**Written request**:
Start at the line containing "Clone this chart in Apache ECharts." and stop at the line containing "var chart = echarts.init(document.getElementById('chart'));"; copy those lines exactly, both ends included, and no others.

______________________________

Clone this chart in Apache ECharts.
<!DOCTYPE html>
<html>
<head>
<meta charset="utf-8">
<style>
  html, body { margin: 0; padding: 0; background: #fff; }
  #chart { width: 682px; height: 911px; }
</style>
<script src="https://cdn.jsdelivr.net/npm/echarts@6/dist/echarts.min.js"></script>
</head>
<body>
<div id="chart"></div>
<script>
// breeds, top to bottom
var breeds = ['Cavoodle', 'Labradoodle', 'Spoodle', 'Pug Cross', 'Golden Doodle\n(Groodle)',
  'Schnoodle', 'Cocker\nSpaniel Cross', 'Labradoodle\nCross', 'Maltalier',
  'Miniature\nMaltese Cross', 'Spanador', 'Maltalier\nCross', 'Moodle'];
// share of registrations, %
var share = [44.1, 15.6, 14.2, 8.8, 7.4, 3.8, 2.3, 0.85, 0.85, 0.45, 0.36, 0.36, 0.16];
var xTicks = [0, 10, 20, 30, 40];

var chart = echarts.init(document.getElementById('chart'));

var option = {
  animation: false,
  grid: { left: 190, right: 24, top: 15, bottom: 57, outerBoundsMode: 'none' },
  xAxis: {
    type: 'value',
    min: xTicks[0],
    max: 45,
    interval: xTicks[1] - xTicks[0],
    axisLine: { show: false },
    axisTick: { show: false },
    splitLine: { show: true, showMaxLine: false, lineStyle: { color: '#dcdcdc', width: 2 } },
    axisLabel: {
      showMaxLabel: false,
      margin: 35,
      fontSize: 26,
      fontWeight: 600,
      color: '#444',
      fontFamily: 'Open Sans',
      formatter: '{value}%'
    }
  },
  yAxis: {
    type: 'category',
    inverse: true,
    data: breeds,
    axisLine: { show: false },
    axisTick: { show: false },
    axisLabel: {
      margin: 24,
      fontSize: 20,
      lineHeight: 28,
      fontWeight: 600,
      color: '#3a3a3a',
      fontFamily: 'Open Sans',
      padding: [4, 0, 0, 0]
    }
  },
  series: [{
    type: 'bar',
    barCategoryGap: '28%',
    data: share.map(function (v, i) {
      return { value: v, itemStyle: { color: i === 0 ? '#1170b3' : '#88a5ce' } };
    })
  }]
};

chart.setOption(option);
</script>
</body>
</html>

______________________________

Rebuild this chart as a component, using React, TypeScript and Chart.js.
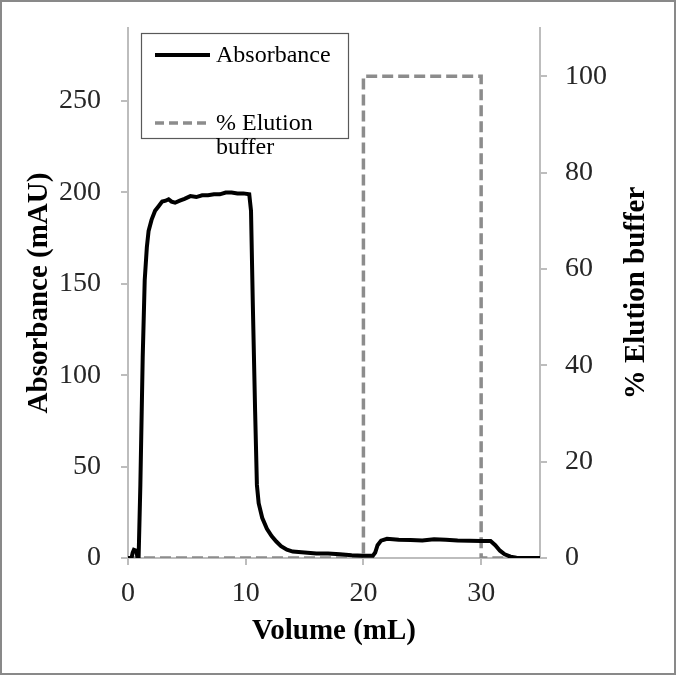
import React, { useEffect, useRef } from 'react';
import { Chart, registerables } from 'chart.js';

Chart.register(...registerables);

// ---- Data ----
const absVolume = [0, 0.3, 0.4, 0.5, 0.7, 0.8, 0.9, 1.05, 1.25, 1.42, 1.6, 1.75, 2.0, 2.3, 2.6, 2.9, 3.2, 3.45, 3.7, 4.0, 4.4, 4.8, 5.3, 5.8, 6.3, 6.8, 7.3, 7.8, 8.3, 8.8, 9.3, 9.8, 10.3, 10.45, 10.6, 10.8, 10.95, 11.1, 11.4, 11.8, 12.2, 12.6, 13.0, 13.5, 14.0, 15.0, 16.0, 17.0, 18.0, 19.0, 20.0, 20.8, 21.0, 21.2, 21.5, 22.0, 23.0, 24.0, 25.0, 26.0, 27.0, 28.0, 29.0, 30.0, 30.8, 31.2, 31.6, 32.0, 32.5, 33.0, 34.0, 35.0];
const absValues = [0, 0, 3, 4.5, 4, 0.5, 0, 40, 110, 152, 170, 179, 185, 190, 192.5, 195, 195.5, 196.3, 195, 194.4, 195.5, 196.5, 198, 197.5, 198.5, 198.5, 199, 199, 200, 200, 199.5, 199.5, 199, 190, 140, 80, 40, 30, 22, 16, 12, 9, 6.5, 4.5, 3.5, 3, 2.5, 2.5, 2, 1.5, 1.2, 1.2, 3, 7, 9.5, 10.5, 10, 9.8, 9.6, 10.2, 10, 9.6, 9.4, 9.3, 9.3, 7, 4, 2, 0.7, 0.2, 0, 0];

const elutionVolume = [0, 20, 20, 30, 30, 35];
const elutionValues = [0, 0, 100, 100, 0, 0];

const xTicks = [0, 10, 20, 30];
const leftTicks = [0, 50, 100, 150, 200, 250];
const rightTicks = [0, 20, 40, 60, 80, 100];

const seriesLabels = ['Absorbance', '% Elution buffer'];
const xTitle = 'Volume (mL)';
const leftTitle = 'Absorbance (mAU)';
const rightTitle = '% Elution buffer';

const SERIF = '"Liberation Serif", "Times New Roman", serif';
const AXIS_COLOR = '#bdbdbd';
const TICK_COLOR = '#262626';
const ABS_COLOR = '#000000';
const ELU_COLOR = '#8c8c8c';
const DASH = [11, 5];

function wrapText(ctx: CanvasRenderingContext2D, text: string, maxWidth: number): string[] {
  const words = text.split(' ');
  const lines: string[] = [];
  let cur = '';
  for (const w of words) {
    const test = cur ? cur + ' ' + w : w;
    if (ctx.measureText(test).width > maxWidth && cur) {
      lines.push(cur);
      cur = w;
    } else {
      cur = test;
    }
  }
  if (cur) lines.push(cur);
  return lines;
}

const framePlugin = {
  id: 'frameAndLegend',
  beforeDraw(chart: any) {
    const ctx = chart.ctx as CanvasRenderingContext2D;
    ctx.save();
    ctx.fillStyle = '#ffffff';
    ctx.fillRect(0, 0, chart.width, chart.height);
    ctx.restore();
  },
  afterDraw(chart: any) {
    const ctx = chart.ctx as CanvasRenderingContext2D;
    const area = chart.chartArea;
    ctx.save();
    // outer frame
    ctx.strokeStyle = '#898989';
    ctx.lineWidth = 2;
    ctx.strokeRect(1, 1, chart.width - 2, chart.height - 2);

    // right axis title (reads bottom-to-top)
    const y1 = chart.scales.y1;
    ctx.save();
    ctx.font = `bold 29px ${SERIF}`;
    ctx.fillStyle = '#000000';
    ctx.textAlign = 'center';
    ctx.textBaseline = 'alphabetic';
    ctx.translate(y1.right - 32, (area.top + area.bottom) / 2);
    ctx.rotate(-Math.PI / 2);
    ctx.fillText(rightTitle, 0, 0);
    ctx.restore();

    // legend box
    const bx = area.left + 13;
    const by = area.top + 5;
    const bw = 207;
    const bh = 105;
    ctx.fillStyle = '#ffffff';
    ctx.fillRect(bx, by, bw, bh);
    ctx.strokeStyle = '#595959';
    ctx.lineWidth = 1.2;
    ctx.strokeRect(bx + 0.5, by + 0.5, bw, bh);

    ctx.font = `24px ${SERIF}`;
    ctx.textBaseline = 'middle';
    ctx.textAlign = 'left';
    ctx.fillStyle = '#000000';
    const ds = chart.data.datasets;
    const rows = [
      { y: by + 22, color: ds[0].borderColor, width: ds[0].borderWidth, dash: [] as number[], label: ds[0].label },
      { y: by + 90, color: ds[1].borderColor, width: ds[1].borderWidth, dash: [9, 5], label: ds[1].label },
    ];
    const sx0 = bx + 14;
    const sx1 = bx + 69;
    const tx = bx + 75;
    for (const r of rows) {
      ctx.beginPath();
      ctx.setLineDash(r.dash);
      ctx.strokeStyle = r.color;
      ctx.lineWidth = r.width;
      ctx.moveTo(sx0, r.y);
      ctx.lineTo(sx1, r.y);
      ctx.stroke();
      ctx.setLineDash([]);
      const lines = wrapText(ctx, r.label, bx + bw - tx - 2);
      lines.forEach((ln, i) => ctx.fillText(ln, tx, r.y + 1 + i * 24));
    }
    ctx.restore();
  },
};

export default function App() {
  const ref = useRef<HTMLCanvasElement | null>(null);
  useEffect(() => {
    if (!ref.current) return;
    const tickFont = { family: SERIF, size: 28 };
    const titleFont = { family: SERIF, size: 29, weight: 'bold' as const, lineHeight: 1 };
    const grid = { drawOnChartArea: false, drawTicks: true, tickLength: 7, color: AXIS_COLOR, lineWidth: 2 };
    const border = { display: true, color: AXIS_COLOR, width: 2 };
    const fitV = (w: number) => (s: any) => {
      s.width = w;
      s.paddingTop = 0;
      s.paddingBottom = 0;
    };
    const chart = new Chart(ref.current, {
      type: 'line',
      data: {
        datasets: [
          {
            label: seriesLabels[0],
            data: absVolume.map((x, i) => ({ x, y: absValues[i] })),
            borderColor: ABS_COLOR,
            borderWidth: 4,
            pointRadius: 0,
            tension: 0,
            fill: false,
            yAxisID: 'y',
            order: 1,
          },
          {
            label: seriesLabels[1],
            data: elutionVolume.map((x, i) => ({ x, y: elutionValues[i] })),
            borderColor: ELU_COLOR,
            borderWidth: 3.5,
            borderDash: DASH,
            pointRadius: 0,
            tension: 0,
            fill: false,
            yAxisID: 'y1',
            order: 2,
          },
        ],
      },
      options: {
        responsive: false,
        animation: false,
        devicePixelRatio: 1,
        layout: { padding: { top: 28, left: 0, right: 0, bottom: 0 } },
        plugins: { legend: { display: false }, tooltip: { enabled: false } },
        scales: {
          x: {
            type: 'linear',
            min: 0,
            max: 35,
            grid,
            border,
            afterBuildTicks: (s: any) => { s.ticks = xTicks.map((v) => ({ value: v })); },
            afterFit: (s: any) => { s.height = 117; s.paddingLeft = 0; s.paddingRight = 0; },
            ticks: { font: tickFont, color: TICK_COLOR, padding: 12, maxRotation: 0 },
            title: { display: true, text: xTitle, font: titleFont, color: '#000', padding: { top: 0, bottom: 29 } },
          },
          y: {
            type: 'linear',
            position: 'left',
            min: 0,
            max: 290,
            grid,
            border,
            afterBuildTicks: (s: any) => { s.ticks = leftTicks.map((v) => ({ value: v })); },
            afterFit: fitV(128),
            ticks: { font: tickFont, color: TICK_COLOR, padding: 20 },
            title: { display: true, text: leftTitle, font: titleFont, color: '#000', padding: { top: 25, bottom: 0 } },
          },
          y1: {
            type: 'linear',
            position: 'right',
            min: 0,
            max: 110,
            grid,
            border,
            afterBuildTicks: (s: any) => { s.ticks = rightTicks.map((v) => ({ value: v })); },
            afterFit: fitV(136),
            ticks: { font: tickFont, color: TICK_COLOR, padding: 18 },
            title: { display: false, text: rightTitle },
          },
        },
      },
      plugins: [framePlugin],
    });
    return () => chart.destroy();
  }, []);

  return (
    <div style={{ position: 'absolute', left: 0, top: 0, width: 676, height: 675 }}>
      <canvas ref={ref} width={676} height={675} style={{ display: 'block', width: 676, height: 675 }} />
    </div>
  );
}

______________________________

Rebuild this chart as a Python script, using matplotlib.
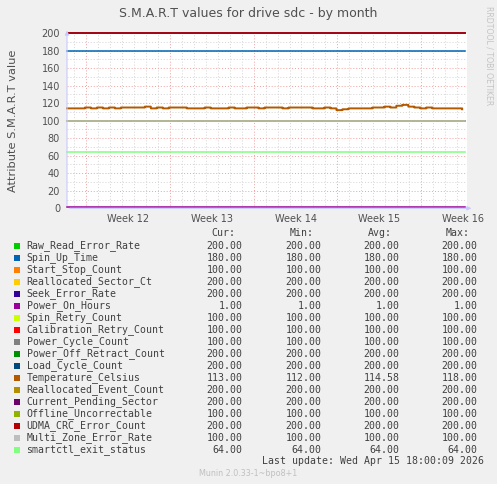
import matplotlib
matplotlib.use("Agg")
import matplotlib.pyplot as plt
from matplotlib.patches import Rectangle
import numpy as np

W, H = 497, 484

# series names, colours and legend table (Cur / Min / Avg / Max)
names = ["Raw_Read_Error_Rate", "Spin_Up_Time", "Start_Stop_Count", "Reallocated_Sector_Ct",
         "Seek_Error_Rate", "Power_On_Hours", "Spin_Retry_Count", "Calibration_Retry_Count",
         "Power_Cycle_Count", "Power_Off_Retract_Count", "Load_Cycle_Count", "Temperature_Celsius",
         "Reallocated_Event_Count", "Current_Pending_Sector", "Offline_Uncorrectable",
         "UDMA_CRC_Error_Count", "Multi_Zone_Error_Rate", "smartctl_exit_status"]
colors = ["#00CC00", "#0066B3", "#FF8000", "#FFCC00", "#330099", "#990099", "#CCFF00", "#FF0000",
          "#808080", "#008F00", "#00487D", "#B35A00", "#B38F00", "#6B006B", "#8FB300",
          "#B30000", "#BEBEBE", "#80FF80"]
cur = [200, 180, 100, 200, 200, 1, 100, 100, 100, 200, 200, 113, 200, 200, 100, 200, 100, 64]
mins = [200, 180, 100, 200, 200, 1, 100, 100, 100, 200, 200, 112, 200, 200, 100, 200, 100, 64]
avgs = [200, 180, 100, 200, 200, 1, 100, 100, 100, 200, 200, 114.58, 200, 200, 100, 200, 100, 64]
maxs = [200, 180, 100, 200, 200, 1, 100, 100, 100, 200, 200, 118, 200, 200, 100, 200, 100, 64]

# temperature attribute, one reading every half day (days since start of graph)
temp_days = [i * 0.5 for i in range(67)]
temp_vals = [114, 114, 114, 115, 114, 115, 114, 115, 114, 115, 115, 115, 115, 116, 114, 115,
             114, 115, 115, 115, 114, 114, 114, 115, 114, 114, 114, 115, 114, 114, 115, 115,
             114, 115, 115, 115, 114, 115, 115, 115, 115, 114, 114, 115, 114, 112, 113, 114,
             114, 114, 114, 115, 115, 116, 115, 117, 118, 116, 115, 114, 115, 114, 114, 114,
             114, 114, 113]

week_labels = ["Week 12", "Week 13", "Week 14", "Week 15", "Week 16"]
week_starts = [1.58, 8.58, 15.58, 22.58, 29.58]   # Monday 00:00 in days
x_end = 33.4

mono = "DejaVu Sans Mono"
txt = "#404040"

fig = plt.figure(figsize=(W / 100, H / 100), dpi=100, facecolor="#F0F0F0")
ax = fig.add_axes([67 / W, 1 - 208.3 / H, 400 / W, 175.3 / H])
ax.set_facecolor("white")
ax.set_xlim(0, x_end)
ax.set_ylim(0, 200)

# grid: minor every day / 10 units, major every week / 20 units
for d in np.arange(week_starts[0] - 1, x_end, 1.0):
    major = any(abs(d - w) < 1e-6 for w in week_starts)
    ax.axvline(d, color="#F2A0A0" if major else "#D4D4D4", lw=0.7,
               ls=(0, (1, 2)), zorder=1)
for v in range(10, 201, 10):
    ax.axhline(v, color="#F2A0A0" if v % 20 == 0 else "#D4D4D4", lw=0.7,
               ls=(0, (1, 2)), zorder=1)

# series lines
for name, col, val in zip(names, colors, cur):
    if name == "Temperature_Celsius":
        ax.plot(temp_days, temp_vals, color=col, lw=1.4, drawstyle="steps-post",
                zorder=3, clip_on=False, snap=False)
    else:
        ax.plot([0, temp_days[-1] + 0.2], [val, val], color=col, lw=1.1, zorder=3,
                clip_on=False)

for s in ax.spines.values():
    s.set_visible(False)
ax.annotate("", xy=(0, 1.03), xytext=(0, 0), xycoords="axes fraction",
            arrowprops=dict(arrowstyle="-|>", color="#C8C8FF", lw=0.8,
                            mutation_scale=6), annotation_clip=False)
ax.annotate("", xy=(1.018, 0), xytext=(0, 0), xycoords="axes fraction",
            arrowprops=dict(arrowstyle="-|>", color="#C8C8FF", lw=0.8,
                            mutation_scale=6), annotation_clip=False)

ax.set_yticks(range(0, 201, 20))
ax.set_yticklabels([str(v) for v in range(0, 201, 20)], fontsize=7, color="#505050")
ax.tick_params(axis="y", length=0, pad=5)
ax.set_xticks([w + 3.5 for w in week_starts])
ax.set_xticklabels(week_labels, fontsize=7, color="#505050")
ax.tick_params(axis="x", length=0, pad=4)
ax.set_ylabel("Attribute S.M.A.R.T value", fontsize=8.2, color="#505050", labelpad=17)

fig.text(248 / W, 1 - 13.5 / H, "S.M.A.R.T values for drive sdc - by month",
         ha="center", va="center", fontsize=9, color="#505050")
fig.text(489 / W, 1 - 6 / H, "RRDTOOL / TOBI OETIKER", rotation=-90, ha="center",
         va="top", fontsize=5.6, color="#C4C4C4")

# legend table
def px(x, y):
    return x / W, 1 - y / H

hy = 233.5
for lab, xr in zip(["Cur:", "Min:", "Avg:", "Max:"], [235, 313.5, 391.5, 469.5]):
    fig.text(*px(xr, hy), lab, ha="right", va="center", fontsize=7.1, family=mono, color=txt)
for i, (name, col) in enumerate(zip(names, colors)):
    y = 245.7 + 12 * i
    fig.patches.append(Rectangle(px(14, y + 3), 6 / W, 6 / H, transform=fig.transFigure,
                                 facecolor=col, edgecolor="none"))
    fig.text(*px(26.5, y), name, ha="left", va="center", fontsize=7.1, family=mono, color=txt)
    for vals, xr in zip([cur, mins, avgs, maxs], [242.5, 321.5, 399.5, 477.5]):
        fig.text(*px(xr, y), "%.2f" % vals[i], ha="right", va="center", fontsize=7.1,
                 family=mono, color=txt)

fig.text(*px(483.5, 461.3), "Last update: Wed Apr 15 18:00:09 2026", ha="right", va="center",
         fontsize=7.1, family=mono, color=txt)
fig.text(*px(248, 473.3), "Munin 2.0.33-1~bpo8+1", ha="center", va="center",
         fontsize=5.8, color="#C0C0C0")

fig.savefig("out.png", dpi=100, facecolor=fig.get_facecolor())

______________________________

**Correct answer**:
Clone this chart in Apache ECharts.
<!DOCTYPE html>
<html>
<head>
<meta charset="utf-8">
<style>
  html, body { margin: 0; padding: 0; background: #fff; }
  #chart { width: 682px; height: 911px; }
</style>
<script src="https://cdn.jsdelivr.net/npm/echarts@6/dist/echarts.min.js"></script>
</head>
<body>
<div id="chart"></div>
<script>
// breeds, top to bottom
var breeds = ['Cavoodle', 'Labradoodle', 'Spoodle', 'Pug Cross', 'Golden Doodle\n(Groodle)',
  'Schnoodle', 'Cocker\nSpaniel Cross', 'Labradoodle\nCross', 'Maltalier',
  'Miniature\nMaltese Cross', 'Spanador', 'Maltalier\nCross', 'Moodle'];
// share of registrations, %
var share = [44.1, 15.6, 14.2, 8.8, 7.4, 3.8, 2.3, 0.85, 0.85, 0.45, 0.36, 0.36, 0.16];
var xTicks = [0, 10, 20, 30, 40];

var chart = echarts.init(document.getElementById('chart'));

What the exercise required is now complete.